PROMPT: Pick out the lines below with "chart" and list them.

DATA TO PROCESS:
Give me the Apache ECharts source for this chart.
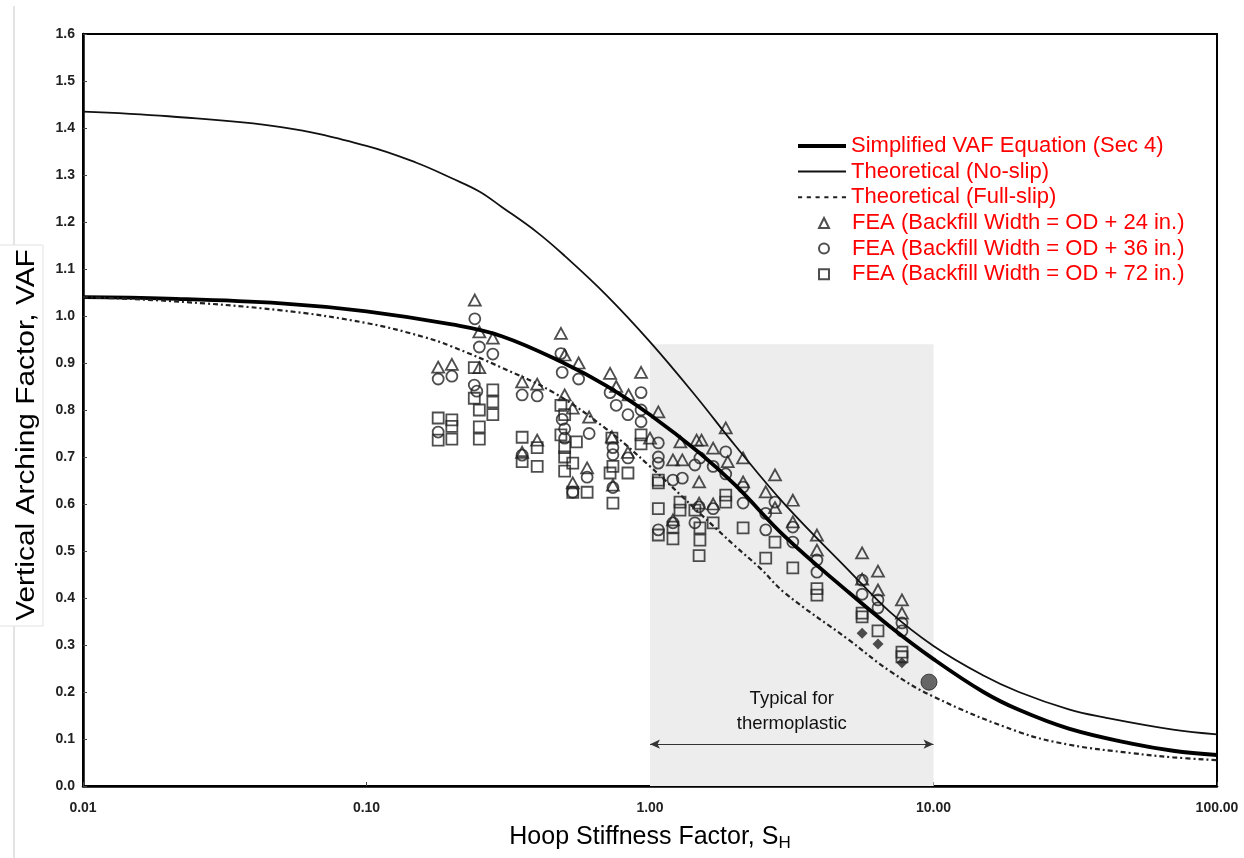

* * *

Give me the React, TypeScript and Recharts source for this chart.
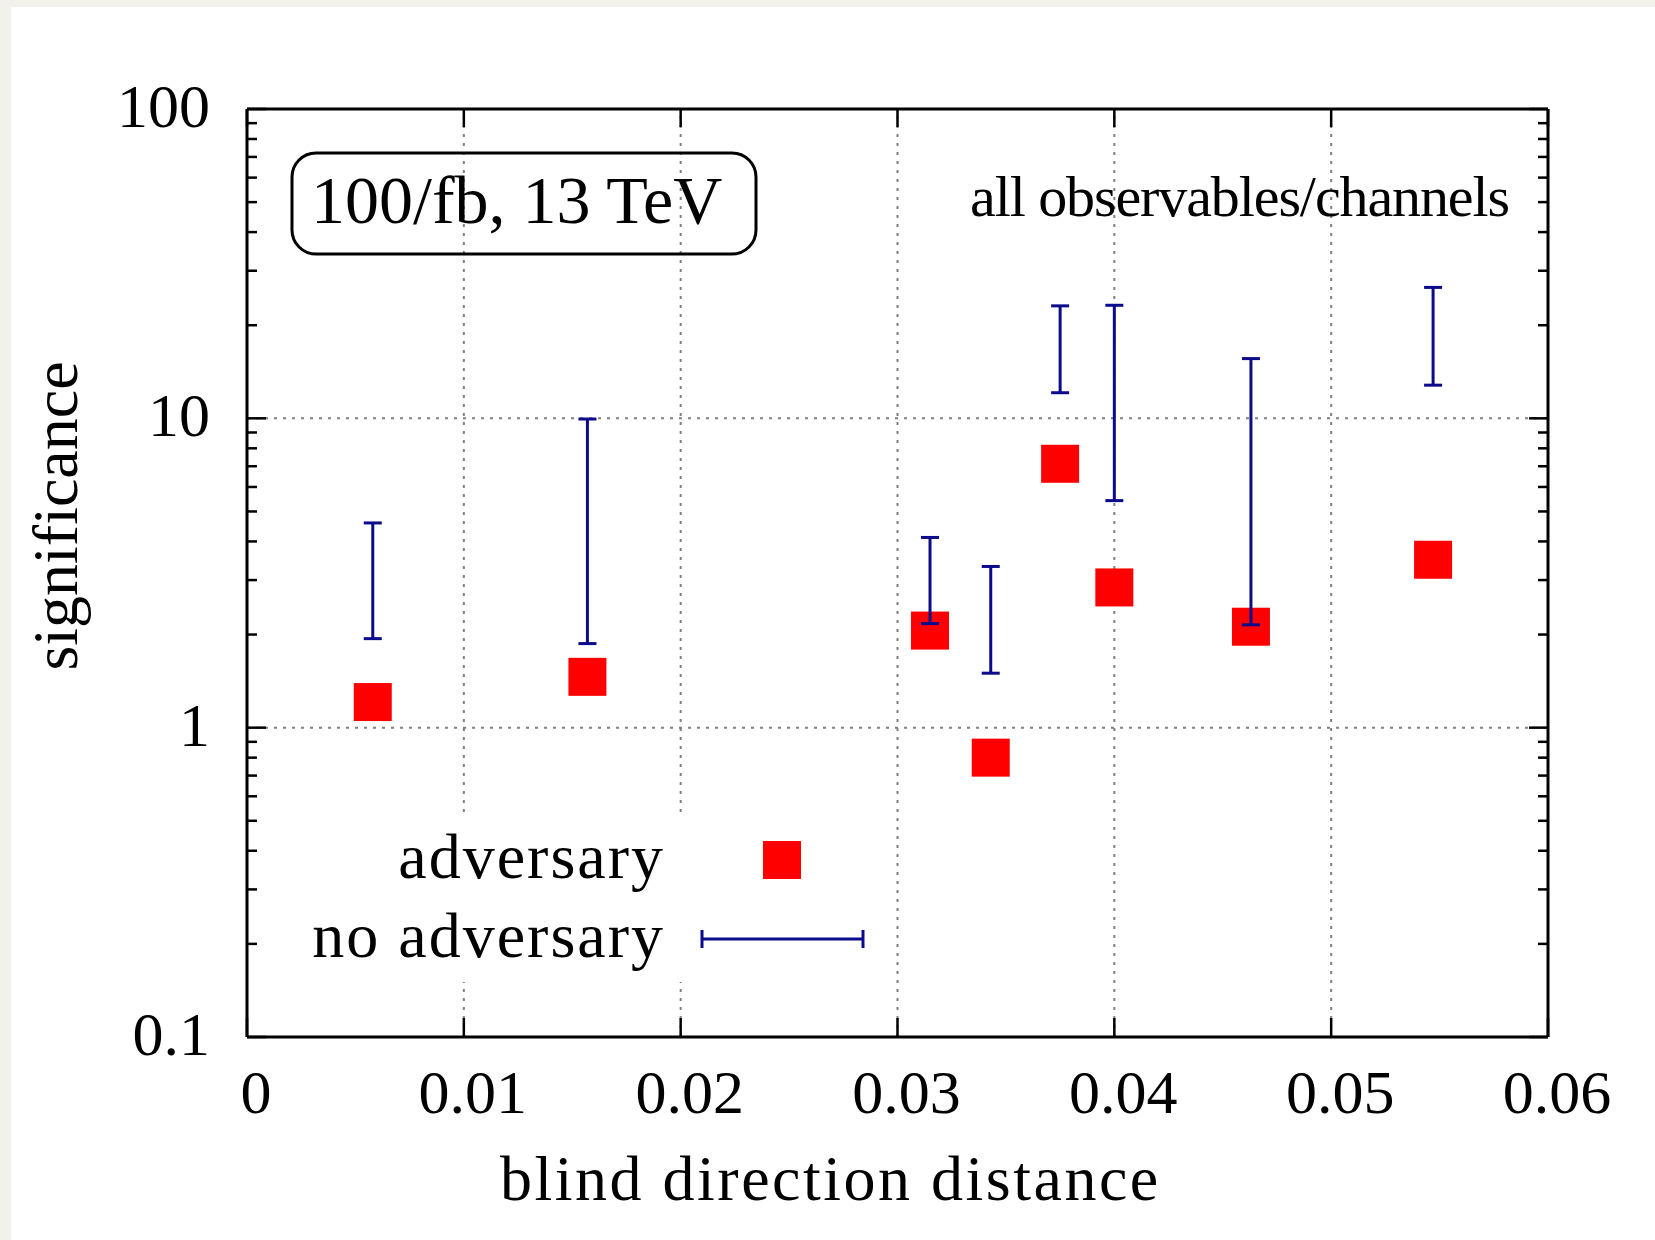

...

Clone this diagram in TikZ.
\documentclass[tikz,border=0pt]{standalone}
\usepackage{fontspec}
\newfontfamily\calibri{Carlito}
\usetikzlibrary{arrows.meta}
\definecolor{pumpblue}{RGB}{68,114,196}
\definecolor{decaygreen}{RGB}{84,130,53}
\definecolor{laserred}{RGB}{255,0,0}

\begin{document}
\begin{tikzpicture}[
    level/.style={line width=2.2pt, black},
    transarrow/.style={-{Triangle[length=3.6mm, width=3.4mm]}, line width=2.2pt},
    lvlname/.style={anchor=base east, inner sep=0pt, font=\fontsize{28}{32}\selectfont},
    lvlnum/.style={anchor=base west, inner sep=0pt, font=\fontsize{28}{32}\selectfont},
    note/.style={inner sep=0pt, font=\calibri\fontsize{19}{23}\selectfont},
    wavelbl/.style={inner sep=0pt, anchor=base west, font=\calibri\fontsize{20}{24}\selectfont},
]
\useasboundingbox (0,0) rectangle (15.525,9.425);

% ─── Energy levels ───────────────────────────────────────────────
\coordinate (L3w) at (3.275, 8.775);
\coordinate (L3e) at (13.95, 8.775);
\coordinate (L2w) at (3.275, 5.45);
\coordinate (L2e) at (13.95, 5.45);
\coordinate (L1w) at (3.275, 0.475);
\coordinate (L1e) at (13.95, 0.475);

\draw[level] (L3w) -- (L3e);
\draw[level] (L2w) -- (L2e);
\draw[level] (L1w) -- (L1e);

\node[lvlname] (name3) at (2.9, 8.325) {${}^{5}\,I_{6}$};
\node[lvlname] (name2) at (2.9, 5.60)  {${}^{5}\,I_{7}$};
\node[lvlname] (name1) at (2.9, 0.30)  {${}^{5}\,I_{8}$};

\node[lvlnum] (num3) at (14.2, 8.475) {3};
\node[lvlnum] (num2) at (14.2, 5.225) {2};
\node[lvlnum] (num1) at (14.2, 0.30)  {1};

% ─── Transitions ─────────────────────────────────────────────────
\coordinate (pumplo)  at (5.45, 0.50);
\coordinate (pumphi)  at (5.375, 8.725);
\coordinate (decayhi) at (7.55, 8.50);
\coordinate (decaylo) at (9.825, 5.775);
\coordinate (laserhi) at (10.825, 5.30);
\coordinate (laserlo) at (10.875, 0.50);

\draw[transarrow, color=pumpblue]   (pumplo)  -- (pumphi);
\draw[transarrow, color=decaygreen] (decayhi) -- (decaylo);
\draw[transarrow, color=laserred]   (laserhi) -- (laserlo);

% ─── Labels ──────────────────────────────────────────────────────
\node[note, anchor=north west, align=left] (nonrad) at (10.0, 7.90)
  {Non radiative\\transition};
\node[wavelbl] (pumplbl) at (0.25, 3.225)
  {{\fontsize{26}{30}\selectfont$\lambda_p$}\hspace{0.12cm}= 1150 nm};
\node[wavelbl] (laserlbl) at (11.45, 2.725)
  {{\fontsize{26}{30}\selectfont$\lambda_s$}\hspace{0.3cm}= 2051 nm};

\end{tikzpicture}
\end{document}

RESULT OF THE EXERCISE:
Give me the Apache ECharts source for this chart.
Give me the React, TypeScript and Recharts source for this chart.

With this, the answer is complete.